An unjust act

The abrupt firing of Manhattan U.S. Attorney Preet Bahara sent a shudder through Queens, where his prosecutions of corrupt politicians seems to have halted the long parade of lawmakers found guilty of illegal dealings.

Bahara, who spent eight years as the head of the most powerful prosecutor’s office in the country, earned his stripes for rooting out corruption in politics, white collar crime on Wall Street, terrorism and big bank fraud.

Appointed by President Barack Obama in 2009 and asked by then President-elect Donald Trump to stay on, Bahara was fired last week after he refused to resign as part of a mass housing cleaning of 45 attorney generals across the country. It was ordered by the Justice Department, which under earlier administrations had followed the same practice.

But Bahara’s ouster raised disturbing questions since Trump Towers in Manhattan is in his office’s jurisdiction, the venue for possible investigations into the president.

Three days before his firing Bahara, known for his independence and bipartisan prosecution of lawmakers, was asked by watchdog groups to investigate foreign money flowing into Trump’s companies. Sources say the FBI has been looking into whether Trump entities have received funds or payments from Russia, which is suspected of trying to influence the U.S. presidential election.

Bahara, who has assiduously avoided politics, also may have had a number on his back as the former chief counsel for New York Sen.
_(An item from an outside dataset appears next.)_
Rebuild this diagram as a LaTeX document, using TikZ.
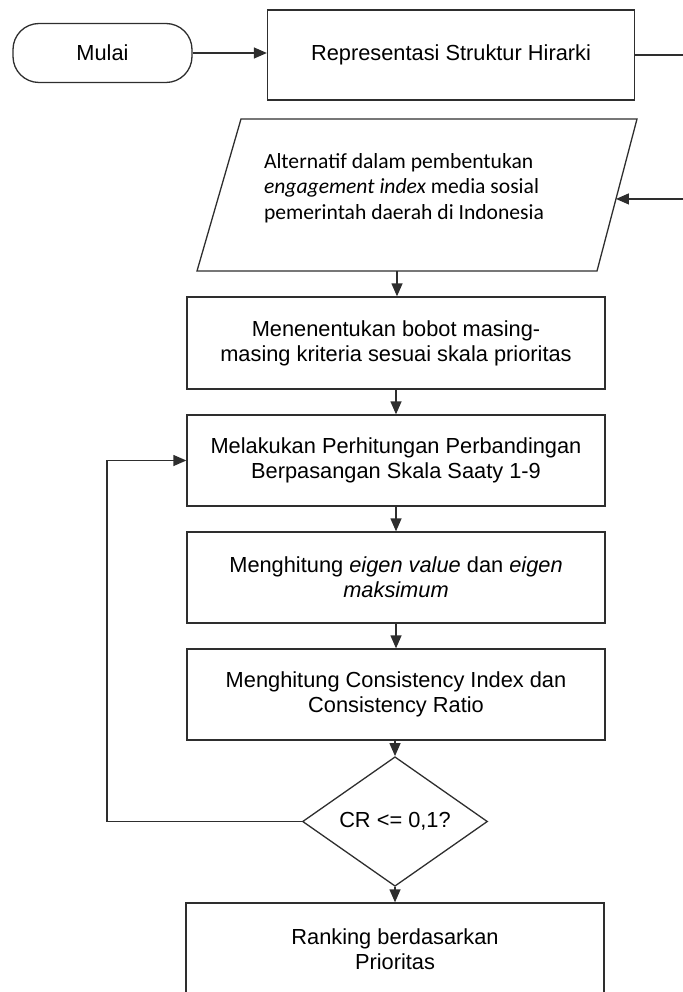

Chuck Schumer, now the Democratic minority leader, who has tangled with Trump on his agenda.

But closer to home in Queens, Bahara left his mark on three high-profile cases that sent state Sen. Hiram Monserrate to jail in 2010 for using nonprofit funds to pay staffers for his failed Senate run. In 2013 he indicted state Sen. Malcolm Smith (D-Jamaica) and City Councilman Dan Halloran (R-Bayside) in a corruption case in which Smith tried to bribe his way onto the GOP line in the race for mayor. Both men are still serving long sentences.

His reach shook the halls in Albany last year, when Bahara won corruption convictions of Democratic Assembly Speaker Sheldon Silver (D-Brooklyn), and Republican Senate majority leader Dean Skelos. Both men have appealed.

Bahara’s unexpected departure leaves his yearlong investigation into Mayor Bill de Blasio’s political fund-raising hanging in the balance.

But in this borough his legacy is quite clear: No elected official has faced federal corruption charges since the crusading prosecutor brought down Smith and Halloran back in 2013.